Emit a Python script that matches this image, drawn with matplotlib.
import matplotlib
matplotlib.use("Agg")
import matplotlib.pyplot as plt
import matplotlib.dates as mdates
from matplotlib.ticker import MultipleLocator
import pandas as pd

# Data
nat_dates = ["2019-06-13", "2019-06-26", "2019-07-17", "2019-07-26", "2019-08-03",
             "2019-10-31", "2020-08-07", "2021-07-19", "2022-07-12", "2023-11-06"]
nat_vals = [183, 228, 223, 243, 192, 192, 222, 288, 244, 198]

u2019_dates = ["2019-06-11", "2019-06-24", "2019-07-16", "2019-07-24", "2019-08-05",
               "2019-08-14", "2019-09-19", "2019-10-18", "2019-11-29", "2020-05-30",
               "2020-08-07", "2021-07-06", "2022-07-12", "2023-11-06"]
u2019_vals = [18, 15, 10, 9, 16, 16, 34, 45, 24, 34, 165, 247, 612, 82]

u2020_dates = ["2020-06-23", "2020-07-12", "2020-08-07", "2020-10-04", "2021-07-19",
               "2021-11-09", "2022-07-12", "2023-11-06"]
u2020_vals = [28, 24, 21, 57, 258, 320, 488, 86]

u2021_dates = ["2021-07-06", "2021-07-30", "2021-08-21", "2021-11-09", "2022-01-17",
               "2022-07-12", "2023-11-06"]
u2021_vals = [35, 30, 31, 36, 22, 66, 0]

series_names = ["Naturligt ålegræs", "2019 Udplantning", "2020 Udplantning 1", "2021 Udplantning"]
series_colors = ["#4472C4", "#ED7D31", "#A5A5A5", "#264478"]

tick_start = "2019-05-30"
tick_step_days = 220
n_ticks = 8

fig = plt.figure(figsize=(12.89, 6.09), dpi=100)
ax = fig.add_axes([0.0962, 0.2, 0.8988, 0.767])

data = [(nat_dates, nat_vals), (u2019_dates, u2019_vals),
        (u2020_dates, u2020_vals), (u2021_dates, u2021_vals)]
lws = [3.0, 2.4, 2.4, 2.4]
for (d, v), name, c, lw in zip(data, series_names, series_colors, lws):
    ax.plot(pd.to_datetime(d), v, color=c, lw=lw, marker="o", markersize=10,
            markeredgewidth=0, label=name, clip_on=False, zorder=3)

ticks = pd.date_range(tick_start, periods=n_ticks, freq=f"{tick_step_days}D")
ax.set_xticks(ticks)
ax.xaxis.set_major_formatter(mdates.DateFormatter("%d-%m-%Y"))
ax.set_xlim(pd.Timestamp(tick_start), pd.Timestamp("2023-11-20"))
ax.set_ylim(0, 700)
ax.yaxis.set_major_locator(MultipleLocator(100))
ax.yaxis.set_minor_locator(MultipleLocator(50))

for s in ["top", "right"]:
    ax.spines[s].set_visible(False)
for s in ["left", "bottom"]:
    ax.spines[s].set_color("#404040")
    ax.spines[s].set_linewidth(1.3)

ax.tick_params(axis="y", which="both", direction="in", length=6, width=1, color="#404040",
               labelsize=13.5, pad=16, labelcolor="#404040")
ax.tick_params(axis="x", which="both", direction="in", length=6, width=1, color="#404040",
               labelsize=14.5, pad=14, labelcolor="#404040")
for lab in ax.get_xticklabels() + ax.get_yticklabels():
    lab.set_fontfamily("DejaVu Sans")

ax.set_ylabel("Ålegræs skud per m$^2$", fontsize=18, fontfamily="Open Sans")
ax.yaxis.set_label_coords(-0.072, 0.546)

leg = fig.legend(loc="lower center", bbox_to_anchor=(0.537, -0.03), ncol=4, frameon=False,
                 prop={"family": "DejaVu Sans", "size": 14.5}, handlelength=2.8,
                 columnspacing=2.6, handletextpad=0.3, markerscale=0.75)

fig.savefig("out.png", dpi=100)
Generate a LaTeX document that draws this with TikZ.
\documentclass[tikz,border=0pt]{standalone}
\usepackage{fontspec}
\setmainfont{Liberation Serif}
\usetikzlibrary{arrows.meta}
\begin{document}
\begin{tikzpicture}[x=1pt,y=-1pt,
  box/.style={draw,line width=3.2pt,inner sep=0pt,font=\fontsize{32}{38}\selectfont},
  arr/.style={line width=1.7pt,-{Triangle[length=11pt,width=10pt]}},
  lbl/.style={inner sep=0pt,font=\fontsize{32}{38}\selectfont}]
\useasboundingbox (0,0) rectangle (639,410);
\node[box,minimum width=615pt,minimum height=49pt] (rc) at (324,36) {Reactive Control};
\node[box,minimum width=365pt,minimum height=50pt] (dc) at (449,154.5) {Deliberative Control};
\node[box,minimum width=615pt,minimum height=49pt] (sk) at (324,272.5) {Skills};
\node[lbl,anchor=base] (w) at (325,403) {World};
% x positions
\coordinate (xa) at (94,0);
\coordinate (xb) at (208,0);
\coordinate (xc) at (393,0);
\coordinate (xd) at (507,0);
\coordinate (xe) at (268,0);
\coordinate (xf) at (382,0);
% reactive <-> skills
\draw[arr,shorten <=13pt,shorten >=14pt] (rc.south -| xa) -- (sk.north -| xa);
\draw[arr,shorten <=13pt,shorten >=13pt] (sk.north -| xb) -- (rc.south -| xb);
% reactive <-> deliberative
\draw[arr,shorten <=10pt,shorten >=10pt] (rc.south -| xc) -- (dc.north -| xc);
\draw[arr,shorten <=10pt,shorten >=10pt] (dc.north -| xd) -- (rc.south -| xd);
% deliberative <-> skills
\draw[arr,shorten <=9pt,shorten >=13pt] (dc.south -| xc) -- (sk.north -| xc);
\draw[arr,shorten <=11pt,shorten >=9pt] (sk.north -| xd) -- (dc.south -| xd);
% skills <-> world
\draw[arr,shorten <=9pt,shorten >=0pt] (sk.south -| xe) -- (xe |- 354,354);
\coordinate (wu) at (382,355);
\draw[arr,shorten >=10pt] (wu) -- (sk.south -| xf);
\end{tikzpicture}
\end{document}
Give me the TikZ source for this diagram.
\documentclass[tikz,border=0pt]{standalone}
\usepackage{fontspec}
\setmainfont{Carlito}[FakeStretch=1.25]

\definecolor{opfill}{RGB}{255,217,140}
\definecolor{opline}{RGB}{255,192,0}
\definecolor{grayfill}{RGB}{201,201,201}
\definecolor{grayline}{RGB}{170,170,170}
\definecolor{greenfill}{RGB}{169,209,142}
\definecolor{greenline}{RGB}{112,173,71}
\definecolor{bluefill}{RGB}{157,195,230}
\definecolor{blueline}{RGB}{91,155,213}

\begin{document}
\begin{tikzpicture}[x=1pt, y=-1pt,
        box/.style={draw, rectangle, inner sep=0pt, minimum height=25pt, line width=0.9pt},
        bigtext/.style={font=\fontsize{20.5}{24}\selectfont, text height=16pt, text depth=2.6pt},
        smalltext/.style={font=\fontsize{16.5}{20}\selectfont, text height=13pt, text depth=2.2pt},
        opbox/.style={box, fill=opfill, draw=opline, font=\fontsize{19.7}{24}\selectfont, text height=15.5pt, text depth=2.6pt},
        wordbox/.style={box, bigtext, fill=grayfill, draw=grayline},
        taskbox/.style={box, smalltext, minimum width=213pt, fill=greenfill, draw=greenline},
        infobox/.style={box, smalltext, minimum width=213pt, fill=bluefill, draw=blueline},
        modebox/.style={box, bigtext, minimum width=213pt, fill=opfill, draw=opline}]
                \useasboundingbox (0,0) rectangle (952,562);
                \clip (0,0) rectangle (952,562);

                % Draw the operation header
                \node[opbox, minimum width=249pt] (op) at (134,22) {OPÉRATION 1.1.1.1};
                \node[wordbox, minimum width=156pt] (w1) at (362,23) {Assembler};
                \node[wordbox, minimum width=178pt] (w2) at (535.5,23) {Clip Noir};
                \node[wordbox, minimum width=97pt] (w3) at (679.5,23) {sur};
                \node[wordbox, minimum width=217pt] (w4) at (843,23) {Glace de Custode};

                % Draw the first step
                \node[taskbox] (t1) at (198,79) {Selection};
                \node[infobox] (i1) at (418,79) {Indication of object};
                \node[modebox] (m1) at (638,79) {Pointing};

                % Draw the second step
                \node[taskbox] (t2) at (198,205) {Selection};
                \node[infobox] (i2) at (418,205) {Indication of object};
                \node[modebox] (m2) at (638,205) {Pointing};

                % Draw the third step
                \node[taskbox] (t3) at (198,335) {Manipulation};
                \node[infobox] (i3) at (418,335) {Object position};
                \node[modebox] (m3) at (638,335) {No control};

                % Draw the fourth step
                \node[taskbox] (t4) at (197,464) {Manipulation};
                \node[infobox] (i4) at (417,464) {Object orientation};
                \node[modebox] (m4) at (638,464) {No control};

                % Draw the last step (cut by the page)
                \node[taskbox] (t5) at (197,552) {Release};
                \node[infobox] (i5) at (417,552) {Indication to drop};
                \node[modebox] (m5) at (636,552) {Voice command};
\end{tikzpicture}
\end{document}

┄┄┄┄┄┄┄┄┄┄┄┄┄┄┄┄┄┄┄┄

Please transcribe, exactly and with nothing added, the lines from the first line of the material above through the line that contains "ax = fig.add_axes([0.0962, 0.2, 0.8988, 0.767])".

Task answer
Emit a Python script that matches this image, drawn with matplotlib.
import matplotlib
matplotlib.use("Agg")
import matplotlib.pyplot as plt
import matplotlib.dates as mdates
from matplotlib.ticker import MultipleLocator
import pandas as pd

# Data
nat_dates = ["2019-06-13", "2019-06-26", "2019-07-17", "2019-07-26", "2019-08-03",
             "2019-10-31", "2020-08-07", "2021-07-19", "2022-07-12", "2023-11-06"]
nat_vals = [183, 228, 223, 243, 192, 192, 222, 288, 244, 198]

u2019_dates = ["2019-06-11", "2019-06-24", "2019-07-16", "2019-07-24", "2019-08-05",
               "2019-08-14", "2019-09-19", "2019-10-18", "2019-11-29", "2020-05-30",
               "2020-08-07", "2021-07-06", "2022-07-12", "2023-11-06"]
u2019_vals = [18, 15, 10, 9, 16, 16, 34, 45, 24, 34, 165, 247, 612, 82]

u2020_dates = ["2020-06-23", "2020-07-12", "2020-08-07", "2020-10-04", "2021-07-19",
               "2021-11-09", "2022-07-12", "2023-11-06"]
u2020_vals = [28, 24, 21, 57, 258, 320, 488, 86]

u2021_dates = ["2021-07-06", "2021-07-30", "2021-08-21", "2021-11-09", "2022-01-17",
               "2022-07-12", "2023-11-06"]
u2021_vals = [35, 30, 31, 36, 22, 66, 0]

series_names = ["Naturligt ålegræs", "2019 Udplantning", "2020 Udplantning 1", "2021 Udplantning"]
series_colors = ["#4472C4", "#ED7D31", "#A5A5A5", "#264478"]

tick_start = "2019-05-30"
tick_step_days = 220
n_ticks = 8

fig = plt.figure(figsize=(12.89, 6.09), dpi=100)
ax = fig.add_axes([0.0962, 0.2, 0.8988, 0.767])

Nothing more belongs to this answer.